Since then, the DHS has provided state election officials with resources like penetration testing, weekly reports on vulnerabilities and sensors that could detect hacking attempts. Most of that outreach has been for high-level election officials in each state, but the DHS is now focusing on individual counties.

"We've done a good job reaching them, but we have a lot of area for growth there," Masterson said.

To do that, the DHS hired election security experts like Noah Praetz, the former director of elections in Cook County, Illinois. He's seen what county officials needed during the 2018 elections and has been addressing the DHS's gap with local election security since February.

Braun said Praetz has been traveling to meet with local election officials and addressing security concerns and explaining how the DHS can help.

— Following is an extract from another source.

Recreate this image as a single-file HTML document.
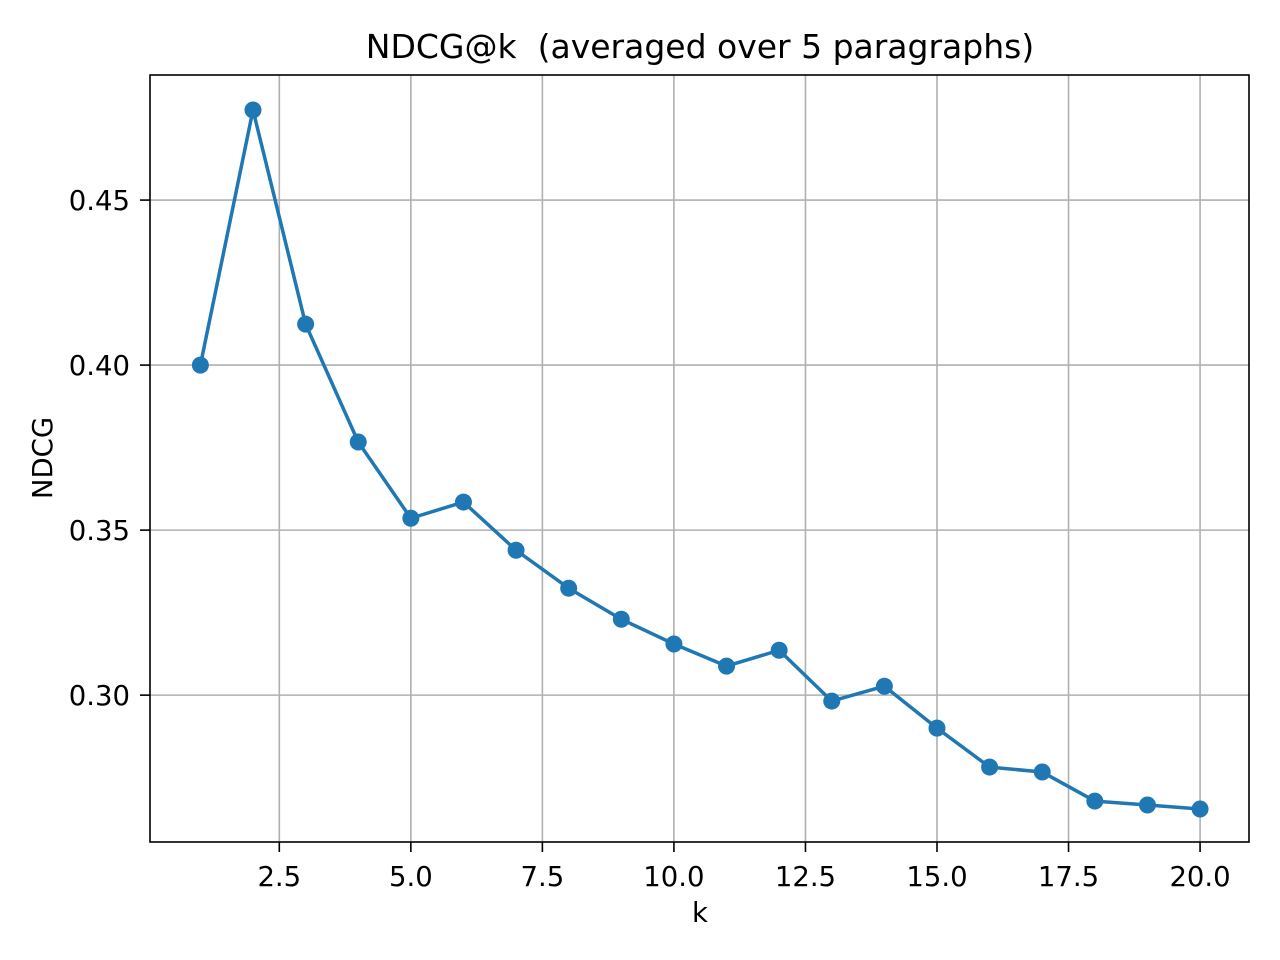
<!DOCTYPE html>
<html><head><meta charset="utf-8"><style>
html,body{margin:0;padding:0;background:#fff;}
svg{display:block;font-family:"DejaVu Sans","Liberation Sans",sans-serif;}
</style></head><body>
<svg id="chart" width="1280" height="960" viewBox="0 0 1280 960" xmlns="http://www.w3.org/2000/svg">
<rect width="1280" height="960" fill="#fff"/>
<g id="grid"></g>
<g id="series"></g>
<rect x="150" y="75" width="1099" height="767" fill="none" stroke="#000" stroke-width="1.6"/>
<g id="ticks"></g>
<text x="700" y="58" text-anchor="middle" font-size="33" style="white-space:pre">NDCG@k  (averaged over 5 paragraphs)</text>
<text x="700" y="922" text-anchor="middle" font-size="27.5">k</text>
<text transform="translate(52,458) rotate(-90)" text-anchor="middle" font-size="27.5">NDCG</text>
</svg>
<script>
const kValues = [1,2,3,4,5,6,7,8,9,10,11,12,13,14,15,16,17,18,19,20];
const ndcgValues = [0.400,0.4773,0.4124,0.3767,0.3536,0.3585,0.3439,0.3324,0.3230,0.3155,0.3088,0.3136,0.2982,0.3027,0.2900,0.2782,0.2767,0.2679,0.2667,0.2655];
const xTicks = [2.5,5.0,7.5,10.0,12.5,15.0,17.5,20.0];
const yTicks = [0.30,0.35,0.40,0.45];

const L=150,R=1249,T=75,B=842;
const xMin=0.0424,xMax=20.93,yMin=0.2555,yMax=0.4879;
const xs=v=>L+(v-xMin)/(xMax-xMin)*(R-L);
const ys=v=>B-(v-yMin)/(yMax-yMin)*(B-T);
const NS='http://www.w3.org/2000/svg';
function mk(tag,attrs,parent){const e=document.createElementNS(NS,tag);for(const k in attrs)e.setAttribute(k,attrs[k]);parent.appendChild(e);return e;}
const grid=document.getElementById('grid'),ticks=document.getElementById('ticks'),series=document.getElementById('series');
xTicks.forEach(t=>{
  const x=xs(t);
  const g=mk('line',{x1:x,x2:x,y1:T,y2:B,stroke:'#b0b0b0','stroke-width':1.6},grid);
  
  
  const tk=mk('line',{x1:x,x2:x,y1:B,y2:B+10,stroke:'#000','stroke-width':1.6},ticks);
  
  
  const lb=mk('text',{x:x,y:B+44,'text-anchor':'middle','font-size':27.5},ticks);
  
  
  lb.textContent=t.toFixed(1);
});
yTicks.forEach(t=>{
  const y=ys(t);
  const g=mk('line',{x1:L,x2:R,y1:y,y2:y,stroke:'#b0b0b0','stroke-width':1.6},grid);
  
  
  const tk=mk('line',{x1:L-10,x2:L,y1:y,y2:y,stroke:'#000','stroke-width':1.6},ticks);
  
  
  const lb=mk('text',{x:L-20,y:y+10,'text-anchor':'end','font-size':27.5},ticks);
  
  
  lb.textContent=t.toFixed(2);
});
const pts=kValues.map((k,i)=>xs(k)+','+ys(ndcgValues[i])).join(' ');
const pl=mk('polyline',{points:pts,fill:'none',stroke:'#1f77b4','stroke-width':3.5,'stroke-linejoin':'round'},series);


kValues.forEach((k,i)=>{
  const c=mk('circle',{cx:xs(k),cy:ys(ndcgValues[i]),r:8.5,fill:'#1f77b4'},series);
  
  
});
</script>
</body></html>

Social disinformation awareness

The DHS is also hoping to train local election officials to help counter disinformation from social media. That was one of the agency's biggest concerns on Election Day in 2018, that people would spread lies on Facebook and Twitter to dissuade people from voting.

Masterson said the DHS is connecting social media companies with local election officials to help them identify disinformation online and prevent it from spreading. 

A Twitter spokesperson pointed at its efforts for the 2018 midterm elections, and said it will continue those efforts for the 2020 election. Facebook said it worked closely with the DHS in 2018 and intends to continue working with local election officials in 2020.

The social media giant said it set up a way for local election officials to contact Facebook directly if they see disinformation spreading.

"It really is about empowering the trusted messengers in that community to talk with the voters," Masterson said. "The county officials are directly engaged in the process, which is really important."

Resources lacking

Despite the hyperlocal outreach, both the DHS and local election officials are still challenged by a lack of resources. Masterson said the agency hopes to have 100 percent auditable systems by 2020, but a major roadblock is funding.

In 2018, Congress set aside $380 million for election security funds, which Masterson said was an "important first step" but not nearly enough to upgrade voting systems across the US.

"There's so many systems that support elections that need investments and upgrades," Masterson said. "Money remains a challenge, resources remain a challenge."

Lawmakers have proposed legislation that would direct $1.5 billion to county election officials to buy new voting technology. The For the People Act passed in the House but hasn't come up for a vote in the Senate.

"It's great to do an assessment and know where your vulnerabilities are, it's another to actually fix them," Braun said. "Congress has to pass this bill or no one is actually going to be able to implement the mitigation program."

States also aren't required to spend money on election security -- as it's currently a voluntary standard. Last June, a group of lawmakers introduced the Protecting American Votes and Elections Act, which would require paper ballots and audits on federal elections.

"The cybersecurity experts are clear: the most secure and cost-effective method of voting is hand-marked paper ballots," said Sen. Ron Wyden, a Democrat from Oregon and one of the lawmakers behind the bill. "Anything else creates unnecessary risk while gouging taxpayers in order to enrich politically-connected voting machine manufacturers." 

But until it's mandatory, local counties aren't working with much funding, and the federal agency wants to make sure that every cent is wisely spent.

The DHS has been working to help county election officials, advising them last June on how to spend the $380 million election security funds.

"We are so focused on doing anything we can to support that," Masterson said. "It's not just based on a 'wouldn't-it-be-nice,' it's informed by risks we've seen out in the field."